If $Q$ is the generator of a well-behaved continuous-time Markov process on a finite state space and $p$ is the invariant distribution, the corresponding Dirichlet form is $\mathcal{D}_Q(f) := \frac{1}{2} \sum_{j,k} p_j Q_{jk} (f_j - f_k)^2$. Write $Var_p(f)$ for the variance of $f$. In studies of convergence it is of great interest to find the infimum of $\mathcal{D}_Q/Var_p$ (where the denominator is restricted to be nonzero). W/l/o/g it suffices to consider $f$ for which $\sum_j p_j f_j = 0$, so that $Var_p(f) = \sum_j p_j f_j^2$.

If $Q^{(m)} = c_m Q$ for $c_m > 0$ and $Q^\otimes = \sum_m I^{\otimes(m-1)} \otimes Q^{(m)} \otimes I^{\otimes(N-m)}$, it can be shown that $\mathcal{D}_{Q^\otimes}(f^{\otimes N})/Var_{p^{\otimes N}}(f^{\otimes N}) = N \langle c \rangle \mathcal{D}_Q(f)/Var_{p}(f)$, where the arithmetic mean is indicated. Which is great and all, but:

Is the infimum of $\mathcal{D}_{Q^\otimes}/Var_{p^{\otimes > N}}$ actually attained for an argument of the form $f^{\otimes N}$?

I feel like the answer should be trivial but for some reason I'm not seeing it.

**UPDATE:** Given my answer below, I will award the bounty to the best answer that deals with some combination of finding/addressing any errors in this answer and reconciling the implied result for mixing times of tuples of Markov processes with this paper (PDF) of Ycart and coworkers

viz., if the cutoff and mixing times are equivalent as claimed, why do they appear to grow differently with $N$?

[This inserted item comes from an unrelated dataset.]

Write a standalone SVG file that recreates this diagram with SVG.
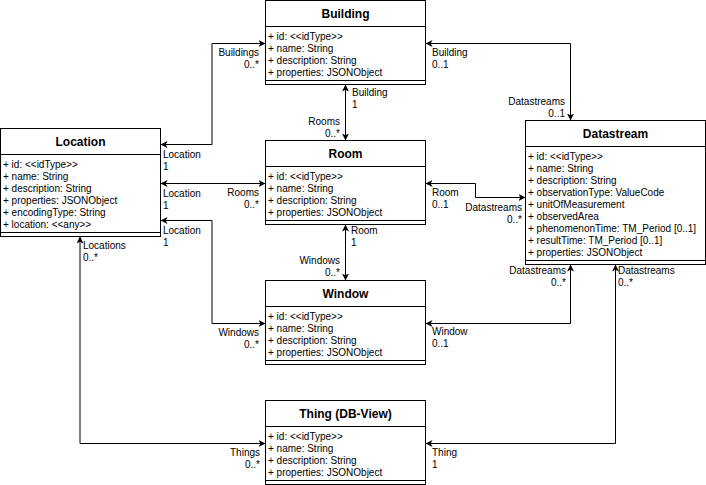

For an $N$-tuple of identical processes, the result (Lemma 2 and Theorem 3) of Ycart *et al.* seems to indicate that the ($L^2$) mixing time should go as $\frac{1}{2} \log N$ times the mixing time of a single process. The calculations here seem to indicate that the mixing time goes as $1/N$ times the mixing time of a single process. Clearly I am mistaken somewhere.